The goal should be to minimize the chance of special causes in variation in the subgroup and maximize the chance for special causes between subgroups. Subgrouping over time is the most common approach; subgrouping can be done by other suspected sources of variation (e.g., location, customer, supplier, etc.)

For example, an equipment leasing business was trying to improve equipment turnaround time. They selected five samples per day from each of three processing centers. Each processing center was formed into a subgroup.

When using subgrouping, form subgroups with items produced under similar conditions. To ensure items in a subgroup were produced under similar conditions, select items produced close together in time.

Determining Sample Size

This article focused on basic sampling strategies. An analyst must determine which strategy applies to a particular situation before determining how much data is required for the sample. Depending on the question the analyst wants to answer, the amount of sample data needed changes. The analyst should collect enough baseline data to capture an entire iteration (or cycle) of the process.

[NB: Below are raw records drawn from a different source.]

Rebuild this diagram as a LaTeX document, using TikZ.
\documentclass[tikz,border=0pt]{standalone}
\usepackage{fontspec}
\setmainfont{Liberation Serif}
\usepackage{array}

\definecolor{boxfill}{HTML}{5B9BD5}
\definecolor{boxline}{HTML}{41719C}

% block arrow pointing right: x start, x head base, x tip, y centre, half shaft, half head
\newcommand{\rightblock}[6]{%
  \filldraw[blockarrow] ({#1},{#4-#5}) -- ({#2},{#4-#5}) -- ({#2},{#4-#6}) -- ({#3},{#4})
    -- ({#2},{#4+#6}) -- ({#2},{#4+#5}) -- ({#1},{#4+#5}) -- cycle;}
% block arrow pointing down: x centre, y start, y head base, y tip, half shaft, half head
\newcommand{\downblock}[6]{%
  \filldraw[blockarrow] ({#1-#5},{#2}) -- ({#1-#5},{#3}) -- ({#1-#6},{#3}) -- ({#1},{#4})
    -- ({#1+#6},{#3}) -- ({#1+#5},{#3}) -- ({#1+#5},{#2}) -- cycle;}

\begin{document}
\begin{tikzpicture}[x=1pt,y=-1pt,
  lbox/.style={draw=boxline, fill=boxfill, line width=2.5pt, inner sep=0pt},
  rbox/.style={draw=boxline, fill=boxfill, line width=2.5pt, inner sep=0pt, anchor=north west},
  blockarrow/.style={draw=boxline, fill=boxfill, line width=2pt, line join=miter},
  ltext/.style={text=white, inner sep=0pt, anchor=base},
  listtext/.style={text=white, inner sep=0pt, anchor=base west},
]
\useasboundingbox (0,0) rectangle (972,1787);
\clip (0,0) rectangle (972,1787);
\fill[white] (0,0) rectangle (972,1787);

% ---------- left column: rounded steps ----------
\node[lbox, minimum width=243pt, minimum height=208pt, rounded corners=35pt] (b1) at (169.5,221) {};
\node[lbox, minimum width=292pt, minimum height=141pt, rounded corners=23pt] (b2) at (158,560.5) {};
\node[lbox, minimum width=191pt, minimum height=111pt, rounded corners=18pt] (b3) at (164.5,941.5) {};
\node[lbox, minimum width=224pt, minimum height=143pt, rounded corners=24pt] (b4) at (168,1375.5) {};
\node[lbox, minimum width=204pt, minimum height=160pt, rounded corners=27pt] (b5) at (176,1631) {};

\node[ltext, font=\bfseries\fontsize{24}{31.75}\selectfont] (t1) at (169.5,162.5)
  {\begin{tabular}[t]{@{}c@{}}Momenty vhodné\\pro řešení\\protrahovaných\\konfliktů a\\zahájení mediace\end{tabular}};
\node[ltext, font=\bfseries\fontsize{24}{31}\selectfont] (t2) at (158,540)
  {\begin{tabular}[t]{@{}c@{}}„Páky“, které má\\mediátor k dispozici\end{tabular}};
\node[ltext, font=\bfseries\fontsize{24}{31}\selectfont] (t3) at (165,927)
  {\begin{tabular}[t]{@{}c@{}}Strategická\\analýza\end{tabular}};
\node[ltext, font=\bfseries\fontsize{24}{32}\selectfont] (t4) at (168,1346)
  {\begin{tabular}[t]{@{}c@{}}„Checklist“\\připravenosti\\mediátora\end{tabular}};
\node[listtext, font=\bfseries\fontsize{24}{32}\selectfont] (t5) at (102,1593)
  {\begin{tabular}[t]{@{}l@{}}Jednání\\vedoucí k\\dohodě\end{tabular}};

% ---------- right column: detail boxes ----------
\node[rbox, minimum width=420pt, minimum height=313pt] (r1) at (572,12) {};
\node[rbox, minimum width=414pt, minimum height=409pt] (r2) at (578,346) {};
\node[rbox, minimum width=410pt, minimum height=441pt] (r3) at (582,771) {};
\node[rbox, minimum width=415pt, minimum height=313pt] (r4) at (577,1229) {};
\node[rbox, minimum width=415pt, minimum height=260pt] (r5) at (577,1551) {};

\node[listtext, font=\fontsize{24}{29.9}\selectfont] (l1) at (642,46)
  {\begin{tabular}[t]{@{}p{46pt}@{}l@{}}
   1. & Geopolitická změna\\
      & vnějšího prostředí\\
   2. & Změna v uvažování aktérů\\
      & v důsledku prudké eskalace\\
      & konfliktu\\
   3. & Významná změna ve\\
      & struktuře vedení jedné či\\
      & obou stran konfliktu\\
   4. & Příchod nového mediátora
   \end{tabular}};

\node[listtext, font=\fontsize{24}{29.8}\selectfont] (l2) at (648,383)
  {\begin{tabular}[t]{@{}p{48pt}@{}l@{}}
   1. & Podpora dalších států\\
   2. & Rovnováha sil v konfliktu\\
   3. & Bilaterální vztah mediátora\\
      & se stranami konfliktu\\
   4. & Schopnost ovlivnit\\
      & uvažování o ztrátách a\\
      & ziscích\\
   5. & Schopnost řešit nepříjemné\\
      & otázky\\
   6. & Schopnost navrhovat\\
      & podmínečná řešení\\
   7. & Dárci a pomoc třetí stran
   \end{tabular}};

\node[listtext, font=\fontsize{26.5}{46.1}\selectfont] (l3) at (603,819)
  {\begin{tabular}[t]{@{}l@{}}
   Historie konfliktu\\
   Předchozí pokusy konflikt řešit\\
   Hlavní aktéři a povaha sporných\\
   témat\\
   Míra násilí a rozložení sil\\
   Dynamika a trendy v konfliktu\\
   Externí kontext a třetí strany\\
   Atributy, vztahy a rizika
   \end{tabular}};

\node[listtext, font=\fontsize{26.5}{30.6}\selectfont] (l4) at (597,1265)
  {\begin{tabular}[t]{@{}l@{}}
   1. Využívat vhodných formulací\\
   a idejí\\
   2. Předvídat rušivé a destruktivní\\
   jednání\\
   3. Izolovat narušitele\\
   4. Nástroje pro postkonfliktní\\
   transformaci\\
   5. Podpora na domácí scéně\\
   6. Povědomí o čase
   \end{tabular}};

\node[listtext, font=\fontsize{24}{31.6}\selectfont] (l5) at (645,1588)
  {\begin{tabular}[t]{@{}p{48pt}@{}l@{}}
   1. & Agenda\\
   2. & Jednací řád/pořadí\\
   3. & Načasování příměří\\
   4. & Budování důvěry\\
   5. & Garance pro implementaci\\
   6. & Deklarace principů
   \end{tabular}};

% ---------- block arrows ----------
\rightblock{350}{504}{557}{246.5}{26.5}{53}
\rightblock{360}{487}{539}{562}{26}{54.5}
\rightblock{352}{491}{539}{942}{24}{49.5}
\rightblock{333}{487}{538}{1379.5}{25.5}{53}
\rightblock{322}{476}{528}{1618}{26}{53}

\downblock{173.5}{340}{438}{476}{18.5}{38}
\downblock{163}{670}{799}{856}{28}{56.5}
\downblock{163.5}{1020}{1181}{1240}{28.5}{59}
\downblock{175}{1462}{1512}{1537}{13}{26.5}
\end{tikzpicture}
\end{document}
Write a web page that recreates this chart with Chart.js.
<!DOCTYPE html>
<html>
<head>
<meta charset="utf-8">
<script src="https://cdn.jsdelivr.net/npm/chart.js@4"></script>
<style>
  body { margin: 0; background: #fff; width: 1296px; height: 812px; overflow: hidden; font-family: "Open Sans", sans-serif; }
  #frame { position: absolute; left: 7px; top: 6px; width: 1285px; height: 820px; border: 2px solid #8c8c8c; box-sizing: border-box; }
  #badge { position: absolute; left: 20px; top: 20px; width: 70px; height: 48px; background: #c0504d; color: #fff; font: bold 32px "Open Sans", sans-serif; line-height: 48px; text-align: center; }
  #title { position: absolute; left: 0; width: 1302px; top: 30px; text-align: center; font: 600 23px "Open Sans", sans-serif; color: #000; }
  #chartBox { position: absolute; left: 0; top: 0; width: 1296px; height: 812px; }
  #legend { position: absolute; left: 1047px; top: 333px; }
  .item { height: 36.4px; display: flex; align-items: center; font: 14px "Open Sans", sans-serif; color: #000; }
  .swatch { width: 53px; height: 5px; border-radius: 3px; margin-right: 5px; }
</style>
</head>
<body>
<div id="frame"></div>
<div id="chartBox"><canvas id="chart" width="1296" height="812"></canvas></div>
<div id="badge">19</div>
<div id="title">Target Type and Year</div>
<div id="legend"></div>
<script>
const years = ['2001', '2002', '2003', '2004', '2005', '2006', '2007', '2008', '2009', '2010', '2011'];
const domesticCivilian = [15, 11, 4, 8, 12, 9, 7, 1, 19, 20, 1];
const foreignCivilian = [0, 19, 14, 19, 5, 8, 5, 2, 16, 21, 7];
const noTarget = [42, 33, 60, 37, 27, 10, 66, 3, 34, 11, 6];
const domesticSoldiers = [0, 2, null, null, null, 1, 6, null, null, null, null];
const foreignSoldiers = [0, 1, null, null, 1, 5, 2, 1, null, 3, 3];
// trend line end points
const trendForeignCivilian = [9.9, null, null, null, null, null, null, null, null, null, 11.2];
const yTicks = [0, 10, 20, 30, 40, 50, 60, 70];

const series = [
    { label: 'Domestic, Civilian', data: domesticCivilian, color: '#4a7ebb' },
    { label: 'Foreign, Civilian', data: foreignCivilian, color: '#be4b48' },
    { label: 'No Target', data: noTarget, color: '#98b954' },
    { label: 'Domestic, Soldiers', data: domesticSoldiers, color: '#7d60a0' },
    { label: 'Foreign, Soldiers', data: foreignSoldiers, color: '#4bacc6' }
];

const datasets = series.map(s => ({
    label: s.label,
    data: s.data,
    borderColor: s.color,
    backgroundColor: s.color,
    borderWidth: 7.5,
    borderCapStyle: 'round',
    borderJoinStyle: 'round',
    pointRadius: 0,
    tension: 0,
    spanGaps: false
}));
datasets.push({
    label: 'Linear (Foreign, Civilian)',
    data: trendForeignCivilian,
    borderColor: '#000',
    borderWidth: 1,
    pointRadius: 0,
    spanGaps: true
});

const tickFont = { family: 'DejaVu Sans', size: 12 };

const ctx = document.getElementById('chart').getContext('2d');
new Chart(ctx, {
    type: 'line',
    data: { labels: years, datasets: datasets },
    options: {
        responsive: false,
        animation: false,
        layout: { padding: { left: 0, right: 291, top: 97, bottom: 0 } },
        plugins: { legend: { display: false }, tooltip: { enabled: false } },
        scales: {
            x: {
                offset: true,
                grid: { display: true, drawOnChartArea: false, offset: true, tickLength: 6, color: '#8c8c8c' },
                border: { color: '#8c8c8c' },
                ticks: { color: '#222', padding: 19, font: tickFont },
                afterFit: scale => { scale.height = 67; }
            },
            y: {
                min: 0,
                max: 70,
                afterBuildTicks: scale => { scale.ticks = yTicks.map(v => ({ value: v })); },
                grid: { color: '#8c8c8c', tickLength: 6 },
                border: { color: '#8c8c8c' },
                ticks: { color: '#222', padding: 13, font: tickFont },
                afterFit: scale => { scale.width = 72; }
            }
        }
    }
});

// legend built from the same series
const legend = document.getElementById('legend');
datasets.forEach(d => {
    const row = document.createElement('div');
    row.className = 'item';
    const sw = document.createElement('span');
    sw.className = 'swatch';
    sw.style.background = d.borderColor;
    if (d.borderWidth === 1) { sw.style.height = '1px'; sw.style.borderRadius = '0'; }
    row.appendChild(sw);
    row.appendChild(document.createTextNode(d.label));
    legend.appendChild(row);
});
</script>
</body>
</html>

An iteration should account for the different types of variation seen within the process, such as cycles, shifts, seasons, trends, product types, volume ranges, cycle time ranges, demographic mixes, etc. If historical data is not available, a data collection plan should be instituted to collect the appropriate data.

Factors affecting sample size include:

How confident (accurate) the analyst wants to be that the sample will provide a good estimate of the true population mean. The more confidence required, the greater the sample size needed.
How close (precision) to the “truth” the analyst wants to be. For more precision, a greater sample size is needed.
How much variation exists or is estimated to exist in the population. If there is more variation, a greater sample size is needed.

Sample size calculators are available to make the determination of sample size much easier; it is best, however, that an analyst consults with a Master Black Belt and/or Black Belt coach until he or she is comfortable with determining sample size.